Ethical Dilemmas in the Courtroom

The case against Trump involves the suppression of information -- a tactic D.A. Bragg himself is accused of employing within his prosecutorial strategy. Critics argue that Bragg has withheld critical evidence to bolster a shaky case against the former president.

At the heart of the matter, the National Enquirer’s dealings, including a $150,000 payment to former Playboy model Karen McDougal, have been spotlighted. However, Trump is not accused of directly funding these payments, which complicates the narrative of direct wrongdoing in campaign finance violations, and throughout four days of testimony, Pecker could not confirm that Trump had directly ordered any story to be quashed.

Understanding the Legal Intricacies

The charges levied against Trump were originally centered on expired misdemeanors related to the falsification of business records. This aspect of the case has drawn criticism for perceived ethical lapses and possible breaches in prosecutorial conduct.

Historically, the use of similar incidents in trials, termed "similar bad acts," can be contentious. In Trump's case, these include the unrelated McDougal payments, introduced to paint a broader picture of misconduct.

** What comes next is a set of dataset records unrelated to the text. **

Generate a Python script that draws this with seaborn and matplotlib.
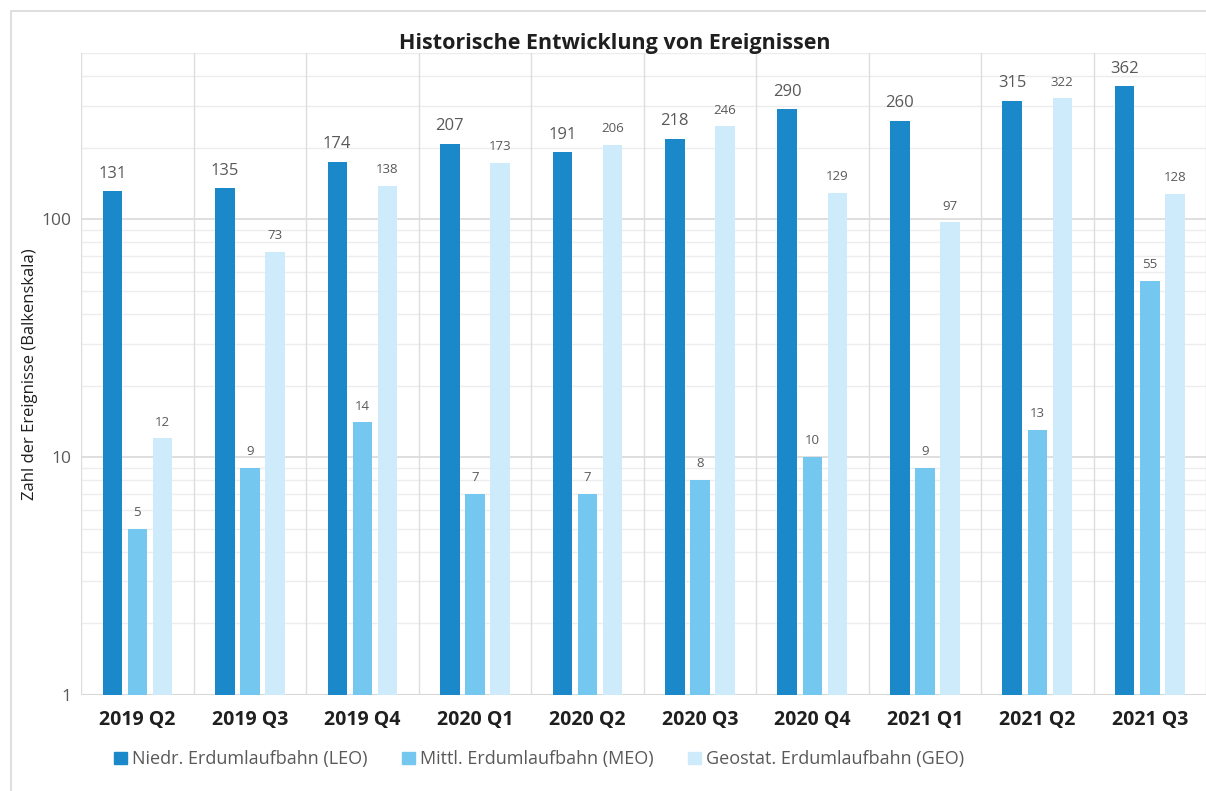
import numpy as np
import pandas as pd
import seaborn as sns
import matplotlib.pyplot as plt
from matplotlib.patches import Rectangle
from matplotlib.ticker import LogLocator, NullFormatter, FixedLocator

# chart data
quarters = ["2019 Q2", "2019 Q3", "2019 Q4", "2020 Q1", "2020 Q2",
            "2020 Q3", "2020 Q4", "2021 Q1", "2021 Q2", "2021 Q3"]
series = ["Niedr. Erdumlaufbahn (LEO)", "Mittl. Erdumlaufbahn (MEO)",
          "Geostat. Erdumlaufbahn (GEO)"]
leo = [131, 135, 174, 207, 191, 218, 290, 260, 315, 362]
meo = [5, 9, 14, 7, 7, 8, 10, 9, 13, 55]
geo = [12, 73, 138, 173, 206, 246, 129, 97, 322, 128]
colors = ["#1B88C9", "#74C8F0", "#CDEBFB"]

df = pd.DataFrame({
    "Quartal": quarters * 3,
    "Orbit": np.repeat(series, len(quarters)),
    "Anzahl": leo + meo + geo,
})

sns.set_theme(style="white")
plt.rcParams["font.family"] = ["Open Sans", "DejaVu Sans"]

fig = plt.figure(figsize=(12.06, 7.91), dpi=100)
ax = fig.add_axes([0.0672, 0.1214, 0.9328, 0.8116])

# outer frame of the chart area
fig.patches.append(Rectangle((11 / 1206, -0.05), 1.2, 1 - 11 / 791 + 0.05,
                             transform=fig.transFigure, fill=False,
                             edgecolor="#D9D9D9", linewidth=1.2, zorder=0))

sns.barplot(data=df, x="Quartal", y="Anzahl", hue="Orbit", palette=colors,
            width=0.667, gap=0.22, saturation=1, ax=ax, legend=False,
            zorder=3, edgecolor="none")

ax.set_yscale("log")
ax.set_ylim(1, 500)
ax.set_xlim(-0.5, len(quarters) - 0.5)

# gridlines
ax.yaxis.set_major_locator(FixedLocator([1, 10, 100]))
ax.yaxis.set_minor_locator(LogLocator(base=10, subs=np.arange(2, 10)))
ax.yaxis.set_minor_formatter(NullFormatter())
ax.set_yticklabels(["1", "10", "100"])
ax.grid(axis="y", which="major", color="#D9D9D9", linewidth=1.2, zorder=0)
ax.grid(axis="y", which="minor", color="#EDEDED", linewidth=1.0, zorder=0)
for xv in np.arange(-0.5, len(quarters), 1):
    ax.axvline(xv, color="#DDDDDD", linewidth=1.0, zorder=1)

for s in ax.spines.values():
    s.set_visible(False)
ax.axhline(1, color="#D9D9D9", linewidth=1.5, zorder=2)

ax.tick_params(axis="both", which="both", length=0)
ax.tick_params(axis="y", labelsize=12.5, labelcolor="#595959", pad=7)
ax.tick_params(axis="x", labelsize=14, pad=11)
for lbl in ax.get_xticklabels():
    lbl.set_fontweight("bold")
    lbl.set_color("#1F1F1F")

ax.set_xlabel("")
ax.set_ylabel("")
fig.text(30 / 1206, 1 - 374 / 791, "Zahl der Ereignisse (Balkenskala)",
         rotation=90, ha="center", va="center", fontsize=12, color="#1F1F1F")

# value labels
sizes = [12, 9.5, 9.5]
for cont, fs in zip(ax.containers, sizes):
    ax.bar_label(cont, fmt="%d", padding=7, fontsize=fs, color="#595959")

fig.text(0.51, 0.945, "Historische Entwicklung von Ereignissen",
         ha="center", va="center", fontsize=15.5, fontweight="bold",
         color="#1F1F1F")

handles = [Rectangle((0, 0), 1, 1, color=c) for c in colors]
fig.legend(handles, series, loc="center", bbox_to_anchor=(0.447, 0.040),
           ncol=3, frameon=False, fontsize=13, labelcolor="#595959",
           handlelength=0.7, handleheight=0.7, handletextpad=0.3,
           columnspacing=1.9)

fig.savefig("out.png", dpi=100)
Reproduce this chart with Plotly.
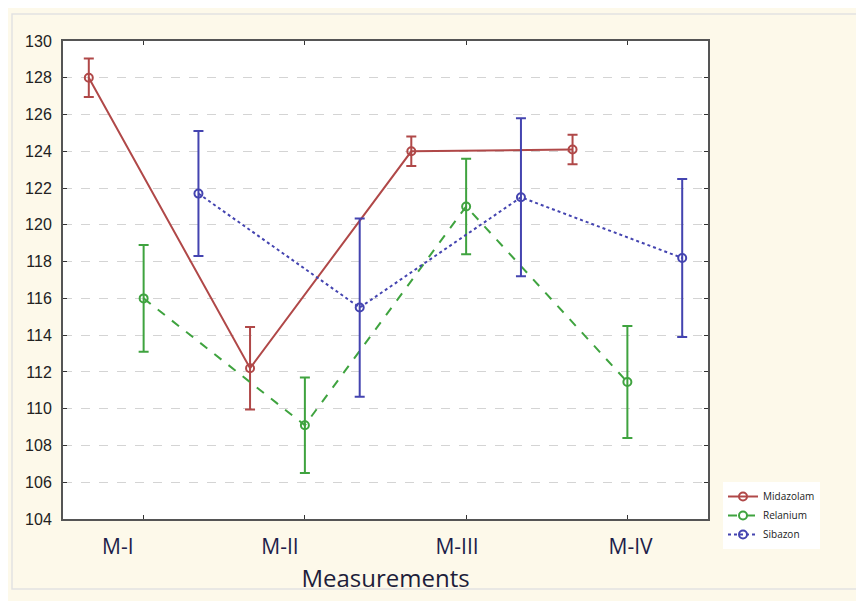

FBI and prosecutorial pressures previously forced Pecker into a non-prosecution agreement during an investigation involving both McDougal and Stormy Daniels. This backdrop adds a layer of complexity to the current proceedings, suggesting a pattern of aggressive legal tactics against Pecker and possibly Trump.

Public and Legal Perception

John Henry Wigmore once praised cross-examination as "the greatest legal engine ever invented for the discovery of truth." This trial puts that assertion to the test, as Bove challenges the prosecution's narrative through meticulous scrutiny of witness testimonies.

Defense attorney Emil Bove criticizes the prosecution for potentially misleading the jury through legal jargon, suggesting an attempt to craft an illusion of illegality where none exists. Pecker's admittance that paying for and sometimes killing stories was common at the Enquirer further dilutes the specificity of the charges against Trump.

Bove accuses D.A. Bragg of an "unconscionable breach of ethics," arguing that the prosecution has not maintained the impartiality required by their role. This accusation is a severe critique of Bragg's handling of the case, positing it as a misuse of legal authority for political ends.

Reflections on Justice and Ethics

The trial reveals the delicate balance between legal strategy and ethical responsibility.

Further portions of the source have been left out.